Social Distancing Rules Reflective of CDC Guidance
Employers should ensure that any employees, except those fully vaccinated, remain at least six feet from one another to the maximum extent feasible while on worksite premises.

Face Coverings
Employers shall provide non-medical grade face coverings to employees at no cost to the employee, though they are not required to provide non-medical grade face coverings to fully vaccinated employees. The employer shall require any employee, except fully vaccinated persons, to wear face coverings when employees cannot consistently maintain six feet of separation from other individuals indoors in the workplace. Fully vaccinated persons must continue to wear face coverings when in health care settings where patients may be present and when on airplanes or public transportation as required the CDC and other federal agencies.

Remote Work
While not required, remote work continues to be a recommended mitigation strategy by the CDC and OSHA.

For businesses that would like additional guidance in updating workplace safety practices, MIOSHA is continuing its ambassador program through which they provide free consultation to businesses.

Top Questions Answered

Can employers collect and file a copy of an employee vaccine card?
It is fine for an employer to ask for that information, whether added to a daily health screening protocol (whether on paper or in an app) or requested separately. Good faith efforts to make sure unvaccinated employees wear face masks are allowed, including copying vaccine cards.

Should employers have employees answer COVID-19-related questions every day before work?
Daily health screening protocol continues to identify symptoms and mitigate exposure threats in the workplace. Eliminating the hazard from the workplace is the greatest preventative tool employers have. In the updates to the rules, temperature screening has been eliminated, but employers can choose whether they continue to require temperature screenings.

Are people who have recovered from COVID-19 considered vaccinated? How do the new rules apply to them if they are/are not considered vaccinated?
Fully vaccinated people do not have to quarantine with close contact individuals. Similar recommendations exist for those that have recently had COVID-19. The latest CDC updates, however, are only specific to vaccinated people.

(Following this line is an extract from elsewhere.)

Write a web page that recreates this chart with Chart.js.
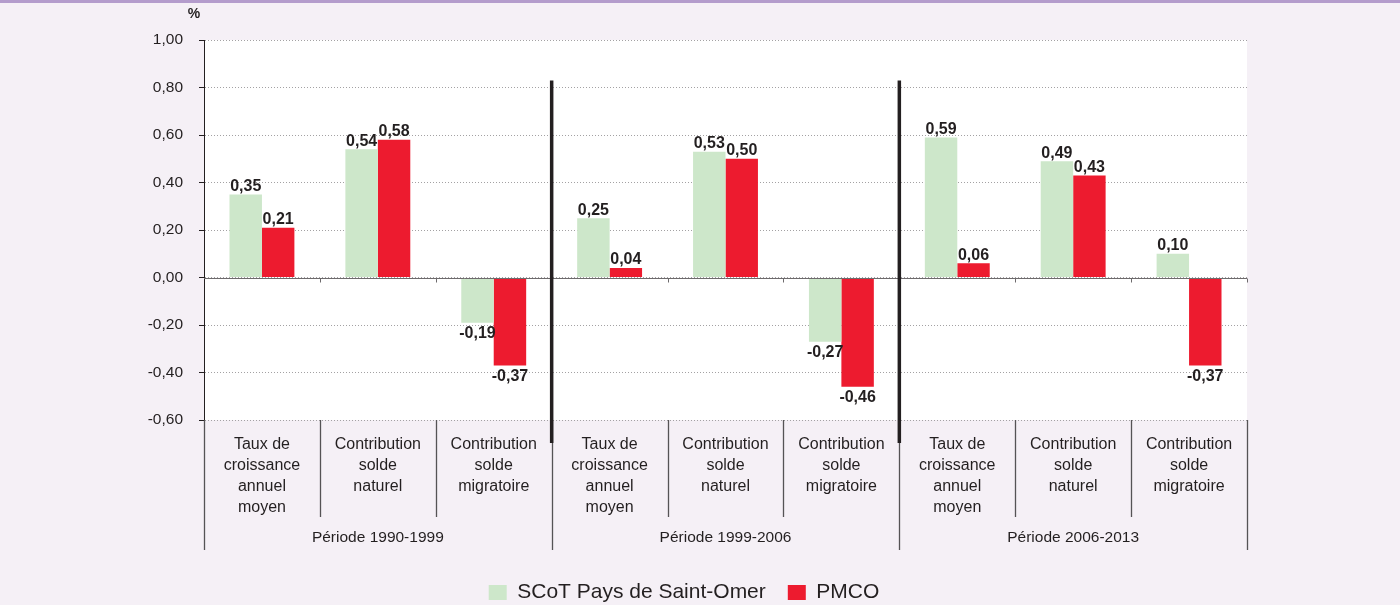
<!DOCTYPE html>
<html lang="fr">
<head>
<meta charset="utf-8">
<title>Taux de croissance</title>
<script src="https://cdn.jsdelivr.net/npm/chart.js@4"></script>
<style>
  html, body { margin: 0; padding: 0; background: #f5f0f6; }
  #cadre { position: absolute; left: 0; top: 0; width: 1400px; height: 605px; }
</style>
</head>
<body>
<div id="cadre"><canvas id="myChart"></canvas></div>
<script>
// données
const periodes = ["Période 1990-1999", "Période 1999-2006", "Période 2006-2013"];
const indicateurs = [
    ["Taux de", "croissance", "annuel", "moyen"],
    ["Contribution", "solde", "naturel"],
    ["Contribution", "solde", "migratoire"]
];
const scotValeurs = [0.35, 0.54, -0.19, 0.25, 0.53, -0.27, 0.59, 0.49, 0.10];
const pmcoValeurs = [0.21, 0.58, -0.37, 0.04, 0.50, -0.46, 0.06, 0.43, -0.37];
const yTicks = [1.0, 0.8, 0.6, 0.4, 0.2, 0.0, -0.2, -0.4, -0.6];

const categories = [];
periodes.forEach(() => indicateurs.forEach((ind) => categories.push(ind)));

const police = '"Liberation Sans", Arial, sans-serif';
const texte = "#231f20";

function virgule(v) {
    return v.toFixed(2).replace(".", ",");
}

const decor = {
    id: "decor",
    beforeDraw(chart) {
        const ctx = chart.ctx;
        const a = chart.chartArea;
        ctx.save();
        ctx.fillStyle = "#f5f0f6";
        ctx.fillRect(0, 0, chart.width, chart.height);
        ctx.fillStyle = "#b49ccc";
        ctx.fillRect(0, 0, chart.width, 3);
        ctx.fillStyle = "#ffffff";
        ctx.fillRect(a.left, a.top, a.right - a.left, a.bottom - a.top);
        ctx.restore();
    },
    afterDatasetsDraw(chart) {
        const ctx = chart.ctx;
        const a = chart.chartArea;
        const x = chart.scales.x;
        const y = chart.scales.y;
        const n = categories.length;
        const nInd = indicateurs.length;
        const bord = (i) => {
            if (i <= 0) return a.left;
            if (i >= n) return a.right;
            return (x.getPixelForValue(i - 1) + x.getPixelForValue(i)) / 2;
        };
        ctx.save();

        // ligne du zéro
        const y0 = Math.round(y.getPixelForValue(0)) + 0.5;
        ctx.strokeStyle = "#6d6a6c";
        ctx.lineWidth = 1;
        ctx.beginPath();
        ctx.moveTo(a.left, y0);
        ctx.lineTo(a.right, y0);
        for (let i = 1; i <= n; i++) {
            const bx = Math.round(bord(i)) + 0.5;
            ctx.moveTo(bx, y0);
            ctx.lineTo(bx, y0 + 4);
        }
        ctx.stroke();

        // séparateurs sous l'axe
        ctx.strokeStyle = "#555355";
        ctx.lineWidth = 1.3;
        ctx.beginPath();
        for (let i = 0; i <= n; i++) {
            const bx = Math.round(bord(i)) + 0.5;
            const fin = (i % nInd === 0) ? a.bottom + 130 : a.bottom + 97;
            ctx.moveTo(bx, a.bottom);
            ctx.lineTo(bx, fin);
        }
        ctx.stroke();

        // traits épais entre périodes
        ctx.strokeStyle = texte;
        ctx.lineWidth = 3.5;
        ctx.beginPath();
        for (let p = 1; p < periodes.length; p++) {
            const bx = bord(p * nInd);
            ctx.moveTo(bx, y.getPixelForValue(0.83));
            ctx.lineTo(bx, a.bottom + 23);
        }
        ctx.stroke();

        // libellés des périodes
        ctx.fillStyle = texte;
        ctx.font = "15.5px " + police;
        ctx.textAlign = "center";
        ctx.textBaseline = "middle";
        periodes.forEach((p, k) => {
            const cx = (bord(k * nInd) + bord((k + 1) * nInd)) / 2;
            ctx.fillText(p, cx, a.bottom + 118);
        });

        // valeurs sur les barres
        ctx.font = "bold 16px " + police;
        chart.data.datasets.forEach((ds, d) => {
            const meta = chart.getDatasetMeta(d);
            meta.data.forEach((bar, i) => {
                const v = ds.data[i];
                if (v >= 0) {
                    ctx.textBaseline = "bottom";
                    ctx.fillText(virgule(v), bar.x, bar.y);
                } else {
                    ctx.textBaseline = "top";
                    ctx.fillText(virgule(v), bar.x, bar.y + 3);
                }
            });
        });

        // unité
        ctx.font = "bold 14px " + police;
        ctx.textBaseline = "middle";
        ctx.fillText("%", a.left - 10, 14);
        ctx.restore();
    }
};

const config = {
    type: "bar",
    data: {
        labels: categories,
        datasets: [
            {
                label: "SCoT Pays de Saint-Omer",
                data: scotValeurs,
                backgroundColor: "#cde7ca",
                categoryPercentage: 0.56,
                barPercentage: 1
            },
            {
                label: "PMCO",
                data: pmcoValeurs,
                backgroundColor: "#ed1b2f",
                categoryPercentage: 0.56,
                barPercentage: 1
            }
        ]
    },
    options: {
        responsive: true,
        maintainAspectRatio: false,
        animation: false,
        layout: { padding: { left: 121, right: 153, top: 40, bottom: -8 } },
        plugins: {
            tooltip: { enabled: false },
            legend: {
                position: "bottom",
                labels: {
                    color: texte,
                    font: { family: police, size: 21 },
                    boxWidth: 18,
                    boxHeight: 15,
                    padding: 22
                }
            }
        },
        scales: {
            x: {
                grid: { display: false, drawTicks: false },
                border: { display: false },
                ticks: {
                    color: texte,
                    font: { family: police, size: 16, lineHeight: 21 / 16 },
                    padding: 14,
                    maxRotation: 0,
                    autoSkip: false
                },
                afterFit(scale) { scale.height = 140; }
            },
            y: {
                min: -0.6,
                max: 1,
                afterBuildTicks(scale) {
                    scale.ticks = yTicks.map((v) => ({ value: v }));
                },
                grid: {
                    color: "#a3a1a3",
                    tickColor: texte,
                    tickLength: 5,
                    lineWidth: 1
                },
                border: { color: texte, width: 1, dash: [1, 2] },
                ticks: {
                    color: texte,
                    font: { family: police, size: 15.5 },
                    padding: 16,
                    callback: (v) => virgule(v)
                },
                afterFit(scale) { scale.width = 83; }
            }
        }
    },
    plugins: [decor]
};

const myChart = document.querySelector("#myChart");
const chart = new Chart(myChart, config);
</script>
</body>
</html>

What do you do if staff or residents refuse to wear a mask indoors?
MIOSHA rules are related to employee-employer relationships. Employers should use management discretion to ensure employees are following the rules and using safety mitigation strategies the way they are supposed to.

Can physical barriers be removed in the workplace?
Employers will have flexibility in their preparedness response plan to determine whether barriers are necessary for their workplace. It may depend on the vaccination status of the staff, but industry-specific requirements have been removed.

Updated Michigan Department of Health and Human Services (MDHHS) epidemic orders remove most COVID-19-related restrictions on July 1. Will MIOSHA also remove all Emergency Orders on July 1?
MIOSHA is watching the science and will make updates accordingly. It is important to note that MDHHS public health guidance differs from MIOSHA workplace guidance – the workplace is unique compared to public spaces.

Are COVID-19 supervisors required on-site at all times?
Modified rules will remove this requirement, but employers must still designate one or more coordinators.